Energy Functions for Global Stereo Matching

During the last few years, stereo matching has experienced a significant advance with the introduction of new optimization algorithms. Energy minimization methods based on these optimization schemes currently show the best performance in stereo computation. However, while a lot of research effort has been put into the optimization problem of the energy minimization approach, the fact that the energy functions under consideration might represent an unsatisfactory model for the stereo problem has often been ignored. In the proposed project, we aim at pushing the state-of-the-art in stereo vision by investigating and improving the modelling component of energy minimization techniques. One major contribution to the stereo community is that we will run a competitive performance evaluation among energy functions that have been proposed in the literature. Energy functions are typically combinations of several terms that are motivated by the same idea, but differently implemented in each approach. Moreover, the resulting energy functions are minimized using different optimization algorithms. It is therefore difficult to judge why one approach outperforms the other. In the proposed project, we will implement a framework that unifies several energy functions and accounts for their minimization. This framework will serve as the basis for a benchmark test, in which we will use image pairs of real scenes along with ground truth disparities. The goal of our experiments is to identify which components of an energy function result in a performance improvement and which do not. This will lead to a new and deeper understanding of current energy functions and point out those factors that show the highest potential for further improvement. In the second phase of the project, we will use the knowledge gained in our evaluation study to develop novel energy functions. These energy functions will be designed to deliver high-quality disparity maps that improve over the current state-of-the-art. These high-quality disparity maps are vital for a variety of applications, ranging from quality assurance, robotics and virtual reality to promising applications in the entertainment industry such as novel view synthesis.

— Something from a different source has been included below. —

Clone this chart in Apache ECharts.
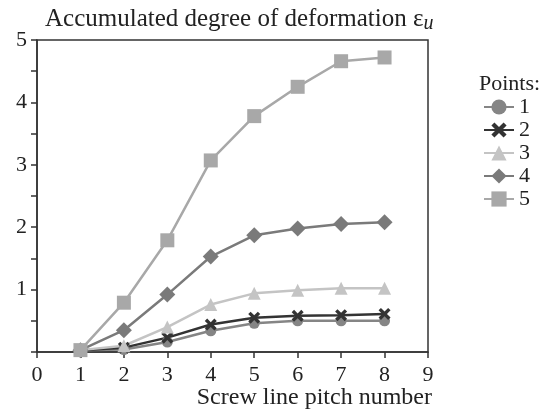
<!DOCTYPE html>
<html>
<head>
<meta charset="utf-8">
<script src="https://cdn.jsdelivr.net/npm/echarts@6/dist/echarts.min.js"></script>
<style>
  html, body { margin: 0; padding: 0; background: #fff; }
  #main { width: 547px; height: 415px; }
</style>
</head>
<body>
<div id="main"></div>
<script>
var pitch = [1, 2, 3, 4, 5, 6, 7, 8];
var point1 = [0.03, 0.04, 0.16, 0.34, 0.46, 0.5, 0.5, 0.5];
var point2 = [0.03, 0.07, 0.23, 0.44, 0.55, 0.58, 0.59, 0.61];
var point3 = [0.03, 0.1, 0.4, 0.76, 0.94, 0.99, 1.02, 1.02];
var point4 = [0.03, 0.35, 0.92, 1.53, 1.87, 1.98, 2.05, 2.08];
var point5 = [0.03, 0.79, 1.79, 3.07, 3.78, 4.25, 4.66, 4.72];
var names = ['1', '2', '3', '4', '5'];

function pairs(vals) {
	var out = [];
	for (var i = 0; i < pitch.length; i++) {
		out.push([pitch[i], vals[i]]);
	}
	return out;
}

var font = 'Liberation Serif';
var cross = 'path://M2,0 L5,3 L8,0 L10,2 L7,5 L10,8 L8,10 L5,7 L2,10 L0,8 L3,5 L0,2 Z';

function line(name, vals, color, symbol, size) {
	return {
		name: name,
		type: 'line',
		data: pairs(vals),
		symbol: symbol,
		symbolSize: size,
		showSymbol: true,
		lineStyle: { color: color, width: 2.5 },
		itemStyle: { color: color },
		emphasis: { disabled: true },
		animation: false
	};
}

var myChart = echarts.init(document.getElementById('main'));

var option = {
	backgroundColor: '#fff',
	animation: false,
	textStyle: { fontFamily: font, color: '#222' },
	title: {
		text: 'Accumulated degree of deformation ε{sub|u}',
		left: 40,
		top: 0,
		textStyle: {
			fontFamily: font,
			fontWeight: 'normal',
			fontSize: 25,
			color: '#222',
			rich: {
				sub: { fontFamily: font, fontStyle: 'italic', fontSize: 20, color: '#222', verticalAlign: 'bottom', padding: [9, 0, 0, 0] }
			}
		}
	},
	grid: {
		left: 37,
		right: 119,
		top: 40,
		bottom: 63,
		show: true,
		borderColor: '#333',
		borderWidth: 1.5,
		containLabel: false,
		outerBoundsMode: 'none'
	},
	xAxis: {
		type: 'value',
		min: 0,
		max: 9,
		interval: 1,
		axisLine: { show: true, lineStyle: { color: '#333', width: 1.5 } },
		axisTick: { show: true, inside: false, length: 6, lineStyle: { color: '#333', width: 1.5 } },
		axisLabel: { fontFamily: font, fontSize: 22, color: '#222', margin: 12 },
		splitLine: { show: false }
	},
	yAxis: {
		type: 'value',
		min: 0,
		max: 5,
		interval: 1,
		axisLine: { show: true, lineStyle: { color: '#333', width: 1.5 } },
		axisTick: { show: true, inside: false, length: 6, lineStyle: { color: '#333', width: 1.5 } },
		minorTick: { show: true, splitNumber: 2, length: 6, lineStyle: { color: '#333', width: 1.5 } },
		axisLabel: {
			fontFamily: font, fontSize: 22, color: '#222', margin: 10,
			formatter: function(v) { return v === 0 ? '' : String(v); }
		},
		splitLine: { show: false }
	},
	legend: {
		orient: 'vertical',
		left: 478,
		top: 91,
		itemGap: 1,
		itemWidth: 30,
		itemHeight: 19,
		textStyle: { fontFamily: font, fontSize: 22, color: '#222' },
		data: names
	},
	graphic: [{
		type: 'text',
		left: 479,
		top: 73,
		style: { text: 'Points:', font: '22px "Liberation Serif"', fill: '#222' }
	}, {
		type: 'text',
		right: 115,
		top: 386,
		style: { text: 'Screw line pitch number', font: '24px "Liberation Serif"', fill: '#222' }
	}],
	series: [
		line(names[0], point1, '#858585', 'circle', 11),
		line(names[1], point2, '#333333', cross, 12),
		line(names[2], point3, '#c4c4c4', 'triangle', 13),
		line(names[3], point4, '#7a7a7a', 'diamond', 16),
		line(names[4], point5, '#a8a8a8', 'rect', 14)
	]
};
myChart.setOption(option);
</script>
</body>
</html>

In this project, we have carried out a systematic analysis of stereo matching algorithms regarding their accuracy and potential for improvement. The gained insights have led to the development of novel matching algorithms that have shown excellent performance in an international benchmark test. The project results have obtained several awards and have been presented to the public in scientific media reports (for example, by Austrian TVs Newton program). The key task of a stereo matching algorithm is the automatic identification of corresponding points in the left and right image of a stereo pair. The point correspondences are then used to generate a (3D) depth map of the observed scene. Global matching techniques first set up a 3D model of the scene by formulating a suitable energy function. The goal of the subsequent optimization step is to find that solution (i.e., depth map) which best explains the scene visible in the left and right stereo view, while being consistent with the previously defined scene model. In our work, we put an emphasis on the modeling step, since it was found to offer more potential for improvement than the optimization procedure. As part of the project, we have analyzed the scene modeling step regarding various aspects. In particular, we have investigated the influence of color and the selected color space on the quality of the 3D reconstruction. A special challenge for stereo matching algorithms is the task to capture suitable features in the surrounding of a regarded image point, while at the same time the search area should not be extended unnecessarily, in order to save computation time. In this context, we have developed novel matching techniques based on efficient tree structures and appropriate weighting techniques introduced into the search process. Furthermore, we have suggested a method that enables the highly precise reconstruction of object contours. Our technique is able to cope with subtle color mixture effects that tend to occur along object boundaries and in the surrounding of fine image structures (e.g., hairs), where conventional stereo algorithms typically fail. The obtained high-quality depth maps are vital for a variety of applications, ranging from quality assurance, robotics and virtual reality to promising applications in the entertainment industry, such as novel view synthesis for 3D TV scenarios.